The Sunday Leader

Eternal Landscapes By Artist Nuwan Nalaka 

This exhibition by Sri Lankan artist Nuwan Nalala will be on display until 3 December 2015 at Paradise Road Galleries. In conversation with the artist he explained his influences behind the creation of his new series of landscapes.


What is the inspiration behind ‘Eternal Landscape’?

I am searching for the rhythm of nature, the tropical monsoon; mountainous landscapes and vernacular architecture of Sri Lanka inspire me to capture their imagery with a meditative and eternal feel. I attempt to simplify form by stripping them down to their bare essentials making them an abstract expression of the journey of my own life. Symbolically these works represent the eternal and ultimate nature of human existence. Elements of nature and oriental philosophy have also played a role in my creation process. I play with colour trying to evoke the inner beauty of the structures. The paintings are linear and juxtaposed with light and shade as well as negative and positive space. Use of colour has a symbolic and eternal aspect and tries to evoke the inner beauty of structure. The feeling is linear and juxtaposed with light and shade as well as negative and positive space thus creating a chiaroscuro background. There is implication of the philosophy of Maya: What appears before us is not limited to what is seen. It goes beyond. My paintings are a journey and metaphorically represent the way of our life or the ‘sansara’.
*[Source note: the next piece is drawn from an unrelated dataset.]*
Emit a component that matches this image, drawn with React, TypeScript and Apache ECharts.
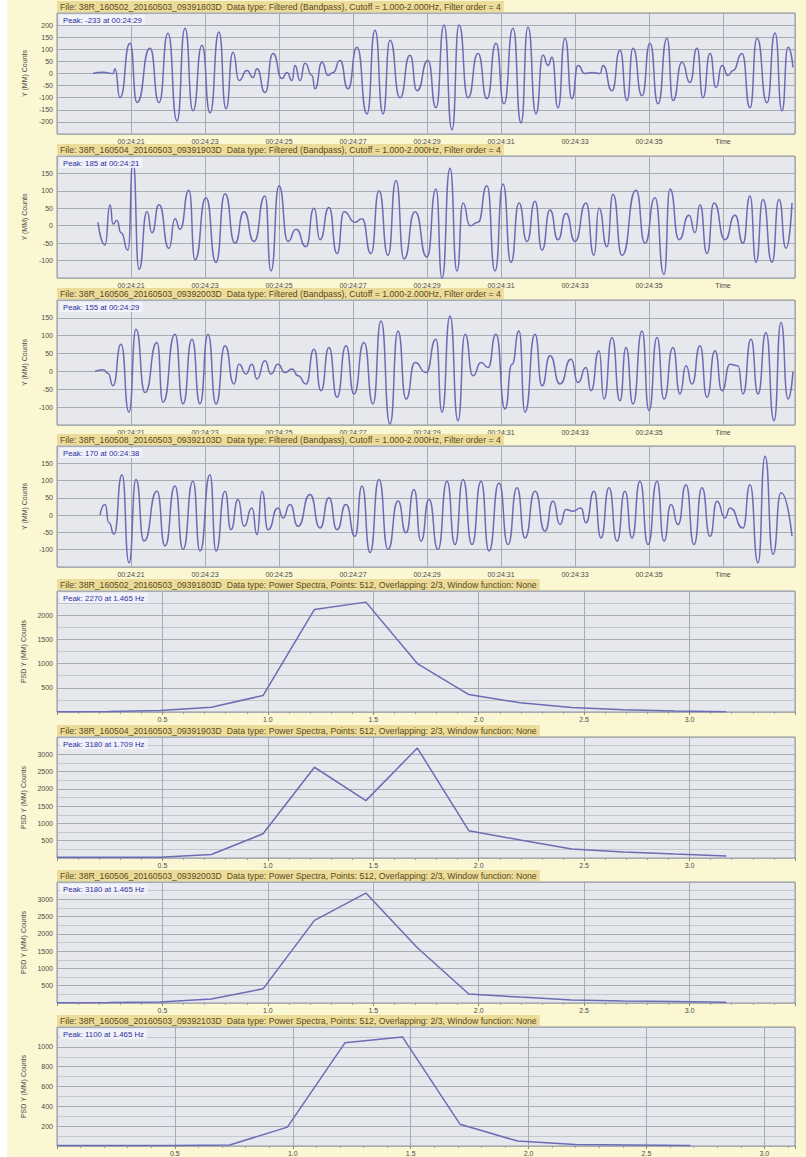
import React, { useEffect, useRef } from "react";
import * as echarts from "echarts";

// ---------- DATA ----------
// Waveforms: [sample index (37 samples / s, sample 0 = 00:24:19), counts]
const wave1: number[][] = [
  [36, 0], [46, 5], [56, 0], [58, 20], [63, -100], [73, 125], [80, -120], [93, 104], [102, -120], [111, 166],
  [120, -196], [128, 187], [136, -154], [145, 117], [153, -162], [162, 171], [169, -146], [176, 88], [182, -29], [190, 12],
  [196, -17], [200, 20], [208, -79], [216, 83], [225, -21], [230, 4], [235, -29], [238, 33], [243, -29], [248, 42],
  [255, -8], [258, -63], [265, 46], [271, -8], [276, 4], [283, 54], [291, -63], [300, 108], [310, -167], [318, 179],
  [326, -167], [333, 137], [343, -100], [353, 75], [360, -71], [371, 54], [379, -142], [387, 200], [395, -233], [402, 200],
  [411, -100], [421, 83], [430, -104], [439, 125], [447, -125], [456, 187], [464, -204], [471, 192], [479, -167], [486, 75],
  [491, 33], [495, 67], [501, -142], [508, 146], [515, -104], [521, 33], [528, 0], [535, 4], [543, 0], [546, 33],
  [555, -71], [563, 96], [570, -112], [576, 104], [585, -92], [593, 125], [601, -125], [610, 146], [616, -112], [625, 46],
  [633, -37], [640, 104], [646, -100], [653, 83], [659, -58], [665, 33], [671, -8], [676, 12], [685, 83], [693, -142],
  [700, 146], [710, -121], [718, 167], [725, -154], [731, 108], [736, 25],
];
const wave2: number[][] = [
  [41, 10], [48, -55], [53, 60], [56, 5], [60, 15], [64, -20], [71, -70], [76, 185], [82, -125], [90, 40],
  [95, -20], [102, 60], [112, -65], [118, 20], [123, -10], [132, 102], [138, -98], [149, 80], [159, -105], [168, 92],
  [178, -50], [187, 40], [197, -45], [208, 85], [214, -130], [222, 115], [231, -45], [239, -10], [249, -60], [257, 50],
  [263, -40], [272, 52], [280, -80], [287, 40], [298, 10], [305, 20], [314, -80], [322, 100], [331, -85], [339, 130],
  [347, -95], [358, 40], [370, -90], [379, 105], [385, -150], [393, 165], [400, -130], [406, 65], [413, 0], [421, 10],
  [430, 115], [438, -130], [446, 120], [454, -105], [462, 65], [470, -45], [478, 70], [485, -70], [493, 45], [501, -40],
  [509, 35], [518, -45], [529, 65], [537, -85], [542, 50], [550, -60], [556, 90], [565, -85], [579, 102], [588, -50],
  [598, 80], [607, -140], [613, 105], [622, -40], [632, 30], [638, -20], [643, 60], [650, -80], [657, 65], [668, -40],
  [678, 30], [686, -50], [693, 85], [699, -105], [706, 75], [715, -105], [722, 75], [729, -65], [735, 65],
];
const wave3: number[][] = [
  [38, 0], [46, 5], [51, -5], [56, -40], [64, 76], [72, -114], [79, 118], [88, -59], [100, 81], [106, -86],
  [118, 104], [126, -91], [135, 90], [143, -91], [151, 104], [159, -91], [168, 72], [177, -35], [182, 20], [189, -7],
  [195, 20], [200, -21], [208, 30], [214, -7], [221, 20], [228, -3], [235, 7], [241, -12], [249, -35], [257, 62],
  [264, -54], [272, 67], [280, -72], [289, 72], [297, -63], [307, 81], [316, -91], [324, 141], [333, -147], [341, 113],
  [349, -77], [358, 25], [369, -3], [379, 90], [385, -114], [393, 155], [401, -138], [408, 104], [416, -12], [424, 25],
  [431, 11], [439, 104], [448, -105], [455, 20], [462, 113], [468, -114], [478, 104], [485, -40], [493, 44], [503, -35],
  [514, 34], [521, -31], [529, 11], [534, -54], [542, 58], [547, -77], [555, 95], [563, -82], [569, 67], [576, -91],
  [585, 113], [592, -110], [600, 95], [607, -77], [616, 67], [623, -63], [629, 16], [635, -35], [643, 72], [650, -72],
  [658, 58], [665, -54], [673, 20], [681, 16], [686, -63], [694, 90], [701, -63], [709, 109], [717, -138], [724, 137],
  [731, -77], [736, 0],
];
const wave4: number[][] = [
  [43, 0], [48, 31], [52, -22], [57, -55], [65, 117], [72, -138], [79, 103], [87, -75], [100, 69], [108, -89],
  [118, 84], [126, -99], [136, 98], [143, -104], [153, 117], [159, -104], [168, 69], [174, -42], [181, 45], [187, -32],
  [195, 21], [200, -56], [205, 69], [211, -42], [221, 21], [226, -8], [233, 31], [241, -32], [253, 60], [263, -37],
  [272, 50], [280, -42], [289, 31], [298, -61], [305, 84], [313, -108], [322, 103], [331, -99], [341, 41], [349, -51],
  [357, 74], [364, -75], [372, 45], [381, -99], [390, 98], [398, -85], [406, 103], [415, -85], [424, 98], [432, -104],
  [442, 93], [451, -85], [460, 79], [468, -66], [478, 69], [488, -46], [496, 40], [503, -27], [509, 16], [516, 11],
  [524, 21], [529, -22], [537, 69], [544, -66], [552, 79], [560, -75], [568, 69], [575, -66], [583, 98], [591, -85],
  [600, 98], [607, -75], [614, 31], [621, -27], [629, 88], [637, -85], [645, 79], [653, -61], [660, 40], [668, -8],
  [673, 21], [686, -37], [693, 88], [701, -138], [708, 170], [716, -113], [724, 65], [735, -61],
];

// Power spectra: frequency bins (Hz) and PSD values
const FREQ_BINS = [0, 0.244, 0.488, 0.732, 0.977, 1.221, 1.465, 1.709, 1.953, 2.197, 2.441, 2.686, 2.93, 3.174];
const psd5 = [5, 10, 30, 100, 340, 2120, 2270, 1000, 360, 190, 95, 45, 20, 5];
const psd6 = [20, 20, 25, 100, 700, 2625, 1660, 3180, 790, 520, 260, 175, 115, 60];
const psd7 = [10, 15, 30, 115, 410, 2390, 3180, 1600, 260, 170, 90, 60, 40, 20];
const psd8 = [5, 5, 5, 10, 190, 1040, 1100, 220, 50, 15, 10, 5];

const WAVE_FILES = [
  "File: 38R_160502_20160503_09391803D",
  "File: 38R_160504_20160503_09391903D",
  "File: 38R_160506_20160503_09392003D",
  "File: 38R_160508_20160503_09392103D",
];
const SPEC_FILES = [
  "File: 38R_160502_20160503_09391803D",
  "File: 38R_160504_20160503_09391903D",
  "File: 38R_160506_20160503_09392003D",
  "File: 38R_160508_20160503_09392103D",
];
const WAVE_INFO = "  Data type: Filtered (Bandpass), Cutoff = 1.000-2.000Hz, Filter order = 4";
const SPEC_INFO = "  Data type: Power Spectra, Points: 512, Overlapping: 2/3, Window function: None";
const WAVE_YNAME = "Y (MM) Counts";
const SPEC_YNAME = "PSD Y (MM) Counts";

const SAMPLES_PER_SEC = 37;
const START_SEC = 19;

// ---------- HELPERS ----------
function timeLabel(sample: number) {
  const s = Math.floor(START_SEC + sample / SAMPLES_PER_SEC + 1e-6);
  return "00:24:" + String(s).padStart(2, "0");
}
function wavePeak(d: number[][]) {
  let best = d[0];
  for (const p of d) if (Math.abs(p[1]) > Math.abs(best[1])) best = p;
  return `Peak: ${best[1]} at ${timeLabel(best[0])}`;
}
function specPeak(v: number[]) {
  let bi = 0;
  v.forEach((x, i) => { if (x > v[bi]) bi = i; });
  return `Peak: ${v[bi]} at ${FREQ_BINS[bi].toFixed(3)} Hz`;
}

const LINE_COLOR = "#6c6cb4";
const PAGE_BG = "#fbf7d3";
const PLOT_BG = "#e6e8ee";
const GRID_LINE = "#a7abb2";
const FONT = "'Liberation Sans', Arial, sans-serif";

export default function App() {
  const ref = useRef<HTMLDivElement>(null);

  useEffect(() => {
    if (!ref.current) return;
    const chart = echarts.init(ref.current, undefined, { renderer: "svg" });

    const tops = [13, 156, 300, 446, 591, 737, 882, 1027];
    const heights = [121, 122, 125, 121, 121, 121, 121, 120];
    const waves = [wave1, wave2, wave3, wave4];
    const psds = [psd5, psd6, psd7, psd8];
    const waveY = [
      { min: -250, max: 250, interval: 50 },
      { min: -150, max: 200, interval: 50 },
      { min: -150, max: 200, interval: 50 },
      { min: -150, max: 200, interval: 50 },
    ];
    const specY = [
      { min: 0, max: 2500, interval: 500 },
      { min: 0, max: 3500, interval: 500 },
      { min: 0, max: 3500, interval: 500 },
      { min: 0, max: 1200, interval: 200 },
    ];
    const specXMax = [3.5, 3.5, 3.5, 3.13];

    const grid: any[] = [];
    const xAxis: any[] = [];
    const yAxis: any[] = [];
    const series: any[] = [];
    const title: any[] = [];

    const axisLabelStyle = { fontSize: 7, color: "#4b4b4b", fontFamily: FONT };
    const headStyle = { fontSize: 8.7, fontWeight: "normal", color: "#5b4a1c", fontFamily: FONT, lineHeight: 9 };
    const peakStyle = { fontSize: 7.8, fontWeight: "normal", color: "#2e2e9c", fontFamily: FONT, lineHeight: 8 };

    for (let i = 0; i < 8; i++) {
      const isWave = i < 4;
      grid.push({
        left: 57, right: 11, top: tops[i], height: heights[i],
        show: true, backgroundColor: PLOT_BG, borderColor: "#8f959d", borderWidth: 1,
      });
      if (isWave) {
        xAxis.push({
          type: "value", gridIndex: i, min: 0, max: 738, interval: 74,
          axisLine: { show: false },
          axisTick: { show: true, length: 3, lineStyle: { color: "#888" } },
          axisLabel: {
            ...axisLabelStyle, margin: 4, showMinLabel: false, showMaxLabel: false,
            formatter: (v: number) => (Math.round(v / 74) === 9 ? "Time" : timeLabel(v)),
          },
          splitLine: { show: true, lineStyle: { color: GRID_LINE, width: 1 } },
        });
        yAxis.push({
          type: "value", gridIndex: i, ...waveY[i],
          name: WAVE_YNAME, nameLocation: "middle", nameGap: 24, nameRotate: 90,
          nameTextStyle: { fontSize: 7, color: "#4b4b4b", fontFamily: FONT },
          axisLine: { show: false }, axisTick: { show: false },
          axisLabel: { ...axisLabelStyle, margin: 4, showMinLabel: false, showMaxLabel: false, formatter: (v: number) => String(v) },
          splitLine: { show: true, lineStyle: { color: GRID_LINE, width: 1 } },
        });
        series.push({
          type: "line", xAxisIndex: i, yAxisIndex: i, data: waves[i],
          showSymbol: false, smooth: 0.6, smoothMonotone: "x", silent: true,
          lineStyle: { color: LINE_COLOR, width: 1.5 },
        });
        title.push({
          text: WAVE_FILES[i] + WAVE_INFO, left: 57, top: tops[i] - 12,
          padding: [1, 3], backgroundColor: "#ebdc9a", textStyle: headStyle,
        });
        title.push({
          text: wavePeak(waves[i]), left: 60, top: tops[i] + 2,
          padding: [1, 3], backgroundColor: "rgba(243,245,252,0.85)", textStyle: peakStyle,
        });
      } else {
        const k = i - 4;
        xAxis.push({
          type: "value", gridIndex: i, min: 0, max: specXMax[k], interval: 0.5,
          axisLine: { show: false },
          axisTick: { show: true, length: 3, lineStyle: { color: "#888" } },
          minorTick: { show: true, splitNumber: 5, length: 2, lineStyle: { color: "#9aa0a8" } },
          axisLabel: {
            ...axisLabelStyle, margin: 4, showMinLabel: false, showMaxLabel: false,
            formatter: (v: number) => v.toFixed(1),
          },
          splitLine: { show: true, lineStyle: { color: GRID_LINE, width: 1 } },
        });
        yAxis.push({
          type: "value", gridIndex: i, ...specY[k],
          name: SPEC_YNAME, nameLocation: "middle", nameGap: 24, nameRotate: 90,
          nameTextStyle: { fontSize: 7, color: "#4b4b4b", fontFamily: FONT },
          axisLine: { show: false }, axisTick: { show: false },
          axisLabel: { ...axisLabelStyle, margin: 4, showMinLabel: false, showMaxLabel: false, formatter: (v: number) => String(v) },
          splitLine: { show: true, lineStyle: { color: GRID_LINE, width: 1 } },
          minorTick: { show: false, splitNumber: 2 },
          minorSplitLine: { show: true, lineStyle: { color: "#c4c7cd", width: 1 } },
        });
        series.push({
          type: "line", xAxisIndex: i, yAxisIndex: i,
          data: psds[k].map((v, j) => [FREQ_BINS[j], v]),
          showSymbol: false, silent: true,
          lineStyle: { color: LINE_COLOR, width: 1.5 },
        });
        title.push({
          text: SPEC_FILES[k] + SPEC_INFO, left: 57, top: tops[i] - 12,
          padding: [1, 3], backgroundColor: "#ebdc9a", textStyle: headStyle,
        });
        title.push({
          text: specPeak(psds[k]), left: 60, top: tops[i] + 2,
          padding: [1, 3], backgroundColor: "rgba(243,245,252,0.85)", textStyle: peakStyle,
        });
      }
    }

    chart.setOption({
      animation: false,
      backgroundColor: PAGE_BG,
      textStyle: { fontFamily: FONT },
      graphic: [
        { type: "rect", left: 0, top: 0, shape: { width: 7, height: 1157 }, style: { fill: "#ffffff" }, silent: true },
      ],
      title, grid, xAxis, yAxis, series,
    });

    return () => chart.dispose();
  }, []);

  return (
    <div
      ref={ref}
      style={{ position: "absolute", left: 0, top: 0, width: 806, height: 1157 }}
    />
  );
}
Why do you choose to work with tempera and watercolour as your primary medium?   

Tempera is the oldest medium in art history. This was the principal painting medium before the advent of oil paint. Watercolour and gouache appeared later. We can find the use of oil based tempera in western world (Egyptian, Greek, Roman, Byzantine and Gothic art) and water based tempera can be found at the Ajanta Mural in India, which dates back to 1st century B.C. to 7th C. AD, and Mughal and Rajput miniature painting (16th to 18th C. AD). Later on this medium became popular among artists of Bengal schooling.  After that Sri Lankan artist such as George Keyt of the 43 Group also used this medium. For a long period of time this method had disappeared from Sri Lankan art. The characteristics of this medium are earthen, pure and more naturalistic which is homogeneous with my Eternal Landscape.

I personally am fond of working with watercolours. After I visited India, I have seen how Indian artists have broken the traditional and conventional method of watercolour painting and have reintroduced a new kind of technique. I was influenced by this to keep the material quality and accidental effect of the medium reinventing my own stylization on large scale paper.


How do you see yourself in comparison to other local contemporary artist?

Unlike modern art, postmodern art has broken all the boundaries in the visual art culture. Artist have the freedom to work with any medium and subject to express what they want. Contemporary Sri Lankan artists are working with different subject matter like investigation of self, frustration, pain, agony, fantasy, violence, sex, feminism, politics, love and post war in the island.

Parallel to this contemporary art, my works is narrative, linear, symbolic, mythological, religious, cultural as well as an expression of love, sexuality, power, belief and sacrifice.


The exhibition will be open from November 5, 2015 to December 3, 2015 at Paradise Road Galleries, 2, Alfred House Road, Colombo 03. Tel +94 11 2582162, OPEN DAILY 10am to midnight.